# Firebird to Lemans Hurst Dual Gate Conversion?



## Scotty Cummings (Jan 6, 2021)

My dad gave me the Hurst dual gate out of his '76 Trans am for my '70 Lemans, I prefer the bent stick look to the straight one for the GTOs. Anyone know what mods need to be done to make it fit in a GTO center console?
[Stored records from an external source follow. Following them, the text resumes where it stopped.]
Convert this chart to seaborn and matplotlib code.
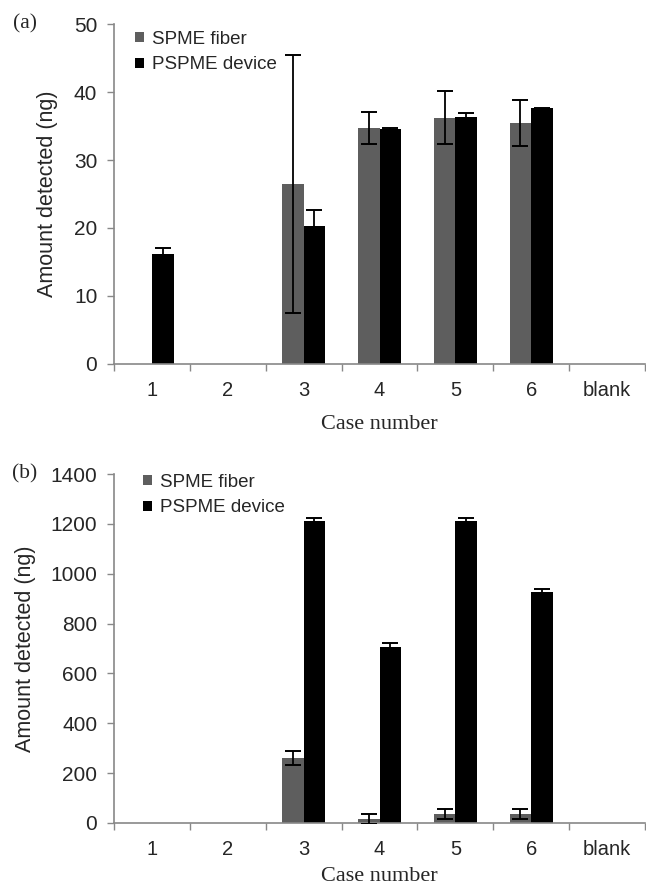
import seaborn as sns
import pandas as pd
import matplotlib.pyplot as plt

cases = ['1', '2', '3', '4', '5', '6', 'blank']
methods = ['SPME fiber', 'PSPME device']

# panel (a)
a_fiber = [0, 0, 26.5, 34.7, 36.2, 35.4, 0]
a_fiber_err = [0, 0, 19.0, 2.4, 3.9, 3.4, 0]
a_device = [16.2, 0, 20.3, 34.5, 36.3, 37.6, 0]
a_device_err = [0.9, 0, 2.4, 0.2, 0.6, 0.1, 0]

# panel (b)
b_fiber = [0, 0, 262, 15, 35, 35, 0]
b_fiber_err = [0, 0, 28, 20, 20, 20, 0]
b_device = [0, 0, 1210, 706, 1210, 925, 0]
b_device_err = [0, 0, 15, 15, 15, 12, 0]

colors = ['#5e5e5e', '#000000']

sns.set_style('white')
plt.rcParams['font.family'] = ['Liberation Sans', 'DejaVu Sans']


def make_df(fiber, fiber_err, device, device_err):
    rows = []
    for i, c in enumerate(cases):
        rows.append((c, methods[0], fiber[i], fiber_err[i]))
    for i, c in enumerate(cases):
        rows.append((c, methods[1], device[i], device_err[i]))
    return pd.DataFrame(rows, columns=['case', 'method', 'amount', 'err'])


def draw(ax, df, ymax, step, ylab_x, xlab_y, leg_xy):
    sns.barplot(data=df, x='case', y='amount', hue='method', order=cases,
                hue_order=methods, palette=colors, width=0.57, errorbar=None,
                saturation=1, linewidth=0, ax=ax)
    # error bars on top of each bar
    for cont, m in zip(ax.containers, methods):
        sub = df[df.method == m].set_index('case').loc[cases]
        for p, v, e in zip(cont.patches, sub.amount, sub.err):
            if e > 0:
                ax.errorbar(p.get_x() + p.get_width() / 2, v, yerr=e,
                            color='black', capsize=5.5, elinewidth=1.3,
                            capthick=1.4, zorder=5)
    ax.set_xlim(-0.5, 6.5)
    ax.set_ylim(0, ymax)
    ax.set_yticks(range(0, ymax + 1, step))
    ax.set_xticks([i + 0.5 for i in range(-1, 7)], minor=True)
    ax.tick_params(axis='x', which='major', length=0, labelsize=14.5, pad=12)
    ax.tick_params(axis='x', which='minor', length=5, width=1, color='#888888', direction='out', bottom=True)
    ax.tick_params(axis='y', length=5, width=1, color='#888888', direction='out', left=True,
                   labelsize=15, pad=7)
    sns.despine(ax=ax)
    for s in ['left', 'bottom']:
        ax.spines[s].set_color('#888888')
        ax.spines[s].set_linewidth(1.2)
    ax.set_xlabel('Case number', family='Liberation Serif', fontsize=16)
    ax.xaxis.set_label_coords(0.5, xlab_y)
    ax.set_ylabel('Amount detected (ng)', fontsize=15.5)
    ax.yaxis.set_label_coords(ylab_x, 0.5)
    ax.legend(frameon=False, loc='upper left', bbox_to_anchor=leg_xy,
              fontsize=13.5, handlelength=0.45, handleheight=0.45, handletextpad=0.45,
              labelspacing=0.45, borderaxespad=0, borderpad=0)


fig = plt.figure(figsize=(6.46, 8.92), dpi=100)
ax1 = fig.add_axes([0.1765, 0.592, 0.822, 0.381])
ax2 = fig.add_axes([0.1765, 0.0774, 0.822, 0.3912])

draw(ax1, make_df(a_fiber, a_fiber_err, a_device, a_device_err), 50, 10,
     -0.105, -0.15, (0.04, 0.98))
draw(ax2, make_df(b_fiber, b_fiber_err, b_device, b_device_err), 1400, 200,
     -0.147, -0.125, (0.055, 1.0))

fig.text(25 / 646, 1 - 24 / 892, '(a)', family='Liberation Serif', fontsize=15.5,
         ha='center', va='center')
fig.text(25 / 646, 1 - 474 / 892, '(b)', family='Liberation Serif', fontsize=15.5,
         ha='center', va='center')

fig.savefig('out.png', dpi=100)
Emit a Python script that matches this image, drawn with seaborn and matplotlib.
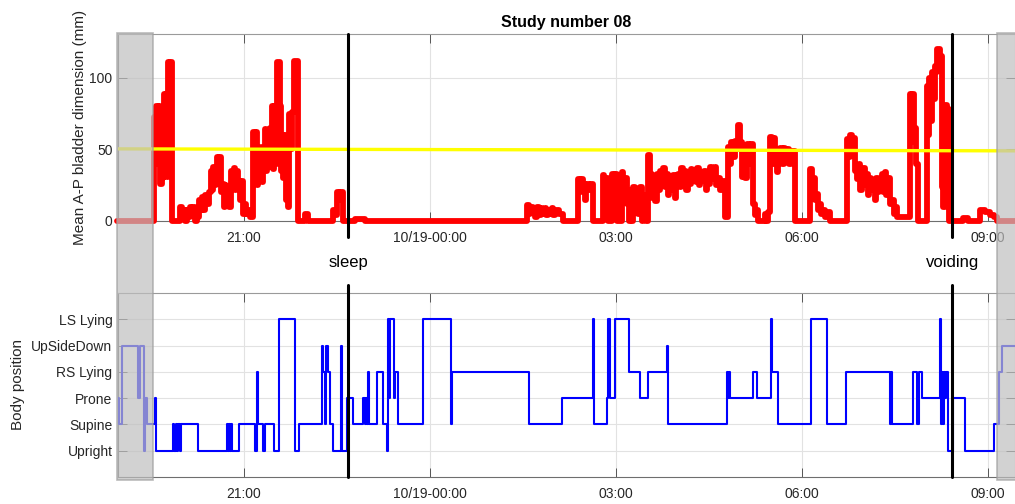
import numpy as np
import pandas as pd
import matplotlib
matplotlib.use("Agg")
import matplotlib.pyplot as plt
import seaborn as sns
from matplotlib.patches import Rectangle
from matplotlib.transforms import blended_transform_factory

# ---------------- data (time = minutes after 10/18 19:00) ----------------
tick_minutes = [120, 300, 480, 660, 840]
tick_labels = ["21:00", "10/19-00:00", "03:00", "06:00", "09:00"]
xlim_minutes = [-1.6, 866.4]

record_start = 32.7      # start of valid recording (left grey band ends)
record_end = 849.0       # end of valid recording (right grey band starts)

event_labels = ["sleep", "voiding"]
event_minutes = [221.0, 805.5]

threshold_minutes = [-1.6, 866.4]
threshold_mm = [50.4, 49.0]

bladder_minutes = [
    -3, 33.2, 34.5, 35.5, 37, 38, 39.5, 40.5, 41.5, 42.2, 43, 44, 45, 45.8, 46.8, 48, 48.8, 50.6,
    58.4, 60, 61.3, 63.2, 65.2, 66.5, 68.1, 69.5, 71, 72.9, 75, 76.8, 78.5, 79.7, 81.6, 82.6, 84.5, 86, 88.4, 89.5,
    90.3, 91.5, 93, 94.2, 95.5, 96.5, 98, 99, 100.5, 101.9, 103, 104.8, 106, 107.7, 109, 110.6, 112, 113, 114.5, 116,
    117.4, 119.4, 121, 122.3, 124, 126.1,
    129, 130.5, 131.5, 133, 134, 135.5, 136.5, 138, 139, 140.6, 142, 143, 144.5, 145.5, 147.4, 148.5, 149.5, 151, 152.3, 155.2,
    156.1, 157.1, 158.5, 159.5, 161, 162.5, 164, 165.5, 166.8, 168.7, 172.6,
    179.4, 182.3, 206.4, 208, 210.3, 212, 213.5, 216.1, 227.7, 237.4,
    394.2, 396, 397.5, 400, 401.5, 403.9, 405.5, 407.7, 409, 411.6, 413, 414.5, 416.4, 418, 419.5, 421.3, 425, 429,
    443.5, 445, 446.5, 448.4, 450, 451.5, 454, 456, 458, 467.7, 469, 470.5, 472.6, 476.4, 478, 479.5, 481.3, 486.1, 487.5, 489,
    491, 492.5, 493.9, 495.5, 497, 499, 500.5, 502, 503.5, 505, 506.5, 508, 509.3,
    511.3, 513.2, 515, 516.5, 518, 520, 521.5, 523, 524.5, 525.8, 527.5, 529, 530.5, 532, 534, 535.5, 537, 538.5, 540.3, 542,
    543.5, 545.1, 546.5, 548, 549.5, 551, 552.5, 554, 556, 557.5, 559, 560.5, 562, 564, 565.5, 567, 568.5, 570, 571.5, 573,
    574.5, 576.1, 577.5, 579, 581, 583, 585.8,
    588.7, 590, 591.5, 593, 595.5, 597, 598.4, 600, 602.2, 604, 605.5, 607.1, 609, 610.5, 612.9, 614.5, 616.7, 618, 624, 625.5,
    627.4, 629.3, 631, 633.2, 634.5, 636.1, 637.5, 639, 641, 642.5, 644, 646, 648, 650, 653.5,
    668, 669.5, 670.9, 672.5, 674, 676, 677.7, 679, 681, 683, 685, 687.4,
    703.8, 705, 706.8, 708.5, 710, 711.5, 713.5, 715, 716.5, 718, 719.3, 721, 722.5, 724, 725.5, 727, 729, 730.5, 732, 733.5,
    735, 737.7, 739, 740.5, 742, 743.5, 745, 747.4, 749, 750.5, 752.2,
    764.8, 766, 767, 768.5, 769.6, 771, 772.5, 781.3, 782.5, 783.5, 785, 786.1, 787.5, 789, 790, 791, 793.5, 795.8, 797, 798.7,
    800.5, 802.6, 816.1, 820.9, 832.5, 837.4, 842.2, 846.1, 849, 866.4,
]
bladder_mm = [
    0, 73, 55, 80, 40, 80, 26, 78, 30, 66, 89, 35, 89, 31, 111, 95, 111, 0,
    10, 4, 8, 0, 8, 3, 10, 5, 10, 0, 3, 15, 8, 17, 8, 18, 12, 20, 35, 22,
    38, 25, 30, 45, 28, 45, 20, 26, 10, 25, 12, 18, 10, 35, 25, 37, 22, 35, 28, 15,
    28, 5, 12, 5, 8, 3,
    62, 48, 62, 25, 52, 28, 50, 27, 52, 64, 35, 60, 38, 65, 80, 36, 80, 40, 111, 80,
    35, 60, 30, 60, 15, 10, 75, 50, 76, 112, 0,
    5, 0, 8, 4, 20, 15, 20, 0, 1.5, 0,
    11, 5, 10, 8, 3, 10, 4, 9, 5, 9, 4, 8, 5, 9, 4, 8, 5, 0,
    29, 20, 29, 26, 15, 26, 22, 26, 0, 32, 20, 30, 0, 33, 20, 33, 0, 34, 25, 30,
    12, 0, 22, 0, 24, 10, 22, 5, 24, 0, 18, 5, 0,
    46, 33, 16, 30, 14, 33, 22, 35, 25, 37, 24, 33, 18, 30, 22, 32, 16, 28, 33, 24,
    37, 27, 35, 22, 33, 26, 36, 28, 35, 27, 37, 25, 34, 28, 35, 22, 32, 26, 38, 29,
    36, 38, 25, 30, 22, 28, 3,
    52, 40, 55, 45, 56, 50, 67, 55, 31, 45, 30, 54, 40, 54, 12, 4, 8, 0, 5, 0,
    6, 59, 40, 58, 50, 34, 45, 51, 40, 51, 45, 50, 40, 49, 0,
    36, 20, 30, 15, 19, 8, 12, 5, 8, 3, 6, 0,
    57, 45, 60, 50, 58, 35, 29, 40, 22, 35, 37, 25, 33, 18, 30, 22, 24, 15, 30, 20,
    28, 33, 20, 34, 18, 30, 12, 15, 5, 10, 3,
    89, 70, 89, 55, 65, 40, 0, 94, 60, 100, 70, 104, 85, 108, 104, 120, 115, 24, 10, 81,
    78, 0, 2, 0, 8, 6, 4, 3, 0, 0,
]

position_names = ["Upright", "Supine", "Prone", "RS Lying", "UpSideDown", "LS Lying"]
position_minutes = [
    -3, -1, 2, 18, 19.5, 23.6, 25, 26.5, 34, 35, 51.6, 53, 54.5, 55.5, 56.5,
    58, 59, 75.8, 103.9, 105, 106, 107, 108, 109, 115.5, 131, 132.9, 133.9,
    138.7, 140.6, 149.4, 154.2, 169.7, 173.5, 195.8, 196.8, 199, 200, 202,
    203.5, 206.4, 214.2, 215.2, 220, 225.8, 235.5, 237, 238, 239.3, 240.3,
    241.2, 249, 255, 258.8, 260, 261, 262, 265, 266.5, 269, 293.5, 320.6,
    321.6, 396.1, 428.1, 458, 459, 471.6, 473, 474.5, 479.3, 492.9, 503.5,
    511.3, 529.6, 530.6, 587.7, 588.5, 589.2, 590.6, 612.9, 616.7, 630.3,
    631.3, 637.1, 669, 684.5, 702.9, 745.5, 746.5, 747.4, 767.7, 771.6,
    773.5, 776.5, 793.8, 794.8, 795.8, 797, 798, 799, 800, 801.6, 806.4,
    818.1, 846.1, 850.9, 853.8, 866.4,
]
position_level = [
    3, 2, 5, 3, 5, 1, 3, 2, 3, 1, 2, 1, 2, 1, 2,
    1, 2, 1, 2, 1, 2, 1, 2, 1, 2, 1, 4, 2,
    1, 2, 1, 6, 1, 2, 5, 4, 2, 5, 4,
    2, 1, 5, 1, 3, 2, 3, 2, 3, 2, 4,
    2, 4, 2, 1, 6, 3, 6, 3, 4, 2, 6, 2,
    4, 2, 3, 6, 2, 3, 6, 3, 6, 4, 3,
    4, 5, 2, 4, 3, 4, 3, 4, 3, 6,
    4, 2, 6, 2, 4, 2, 4, 2, 4, 2,
    4, 3, 6, 2, 4, 2, 4, 3, 4, 1, 3,
    1, 2, 4, 5, 5,
]

# ---------------- figure ----------------
sns.set_theme(style="white")
plt.rcParams["font.family"] = ["Liberation Sans", "DejaVu Sans"]

W, H = 1015, 504
fig = plt.figure(figsize=(W / 100, H / 100), dpi=100)
ax1 = fig.add_axes([118 / W, 1 - 221 / H, 1 - 118 / W, (221 - 33.5) / H])
ax2 = fig.add_axes([118 / W, 1 - 477 / H, 1 - 118 / W, (477 - 293) / H])

bladder = pd.DataFrame({"t": bladder_minutes, "mm": bladder_mm})
position = pd.DataFrame({"t": position_minutes, "lvl": position_level})

sns.lineplot(data=bladder, x="t", y="mm", ax=ax1, color="#ff0000", lw=4.2,
             drawstyle="steps-post", estimator=None, sort=False,
             clip_on=False, solid_joinstyle="round", solid_capstyle="round",
             zorder=3)
sns.lineplot(x=threshold_minutes, y=threshold_mm, ax=ax1, color="#ffff00",
             lw=2.4, estimator=None, sort=False, zorder=4)
sns.lineplot(data=position, x="t", y="lvl", ax=ax2, color="#0000ff", lw=1.5,
             drawstyle="steps-post", estimator=None, sort=False, zorder=3)

tick_col = "#262626"
for ax in (ax1, ax2):
    ax.set_xlim(xlim_minutes)
    ax.set_xticks(tick_minutes)
    ax.set_xticklabels(tick_labels)
    ax.set_xlabel("")
    ax.grid(True, color="#e2e2e2", lw=0.8)
    ax.set_axisbelow(True)
    ax.tick_params(axis="both", direction="in", length=6.5, width=0.7,
                   color="#555555", labelcolor=tick_col, labelsize=10,
                   top=True, right=True, bottom=True, left=True)
    ax.tick_params(axis="x", pad=7)
    ax.tick_params(axis="y", pad=4)
    for side, sp in ax.spines.items():
        sp.set_visible(True)
        sp.set_linewidth(0.8)
        sp.set_color("#9a9a9a" if side in ("top", "right") else "#6e6e6e")

ax1.set_ylim(0, 131)
ax1.set_yticks([0, 50, 100])
ax1.set_ylabel("Mean A-P bladder dimension (mm)", fontsize=11, color=tick_col)
ax1.yaxis.set_label_coords(-0.035, 0.5)
ax1.set_title("Study number 08", fontweight="bold", fontsize=11.5, pad=5,
              color="black")

ax2.set_ylim(0, 7)
ax2.set_yticks(range(1, len(position_names) + 1))
ax2.set_yticklabels(position_names)
ax2.set_ylabel("Body position", fontsize=11, color=tick_col)
ax2.yaxis.set_label_coords(-0.104, 0.5)

tr1 = blended_transform_factory(ax1.transData, ax1.transAxes)
for lab, t in zip(event_labels, event_minutes):
    ax1.axvline(t, ymin=-0.085, ymax=1.0, color="black", lw=2.2,
                clip_on=False, zorder=6)
    ax2.axvline(t, ymin=0.0, ymax=1.043, color="black", lw=2.2,
                clip_on=False, zorder=6)
    ax1.text(t, -0.22, lab, transform=tr1, ha="center", va="center",
             fontsize=12, color="black")

# grey bands marking time outside the valid recording
trb = blended_transform_factory(ax1.transData, fig.transFigure)
y0, y1 = 1 - 480 / H, 1 - 32.5 / H
for xa, xb in [(xlim_minutes[0] - 1, record_start), (record_end, xlim_minutes[1] + 20)]:
    fig.add_artist(Rectangle((xa, y0), xb - xa, y1 - y0, transform=trb,
                             facecolor=(0.75, 0.75, 0.75), alpha=0.7,
                             edgecolor=(0.62, 0.62, 0.62), lw=1.2,
                             zorder=10, clip_on=False))

fig.savefig("out.png", dpi=100)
I know the top bezel won't fit, but what else?




11


----------



## BLK69JUDGE (Jun 10, 2010)

that will be an engineering challenge

top plate of the shifter is the wrong size for the GTO console
the bracket to the floor is way to short

I would hang it on the wall ... very sought after part tho

alot more 68 dual gates out there ,, as 99% of the automatic 68 GTO's had one = 50,000+?
88000 GTO's built in 68


----------



## armyadarkness (Dec 7, 2020)

For the record, Hurst had a fire back in the late 80's to mid 90's, and the templates and tooling for the Dual Gate, was destroyed. Since by then, it was no longer very popular, they didn't bother to remake them. If you have one, I would NOT chop it!!!! It's worth a lot of money and very rare.


----------



## Scotty Cummings (Jan 6, 2021)

A member on here who went by 69Goatee (who no longer posts unfortunately) said he put this firebird dual gate in his '69 GTO and used spacers to raise it up. He used a 68 bezel which he said fit fine. Wish I could get in contact with him as it seems nobody else has done this. Everyone is saying just get the correct one for the car but this shifter has sentimental value so one way or another I'll make it work!


----------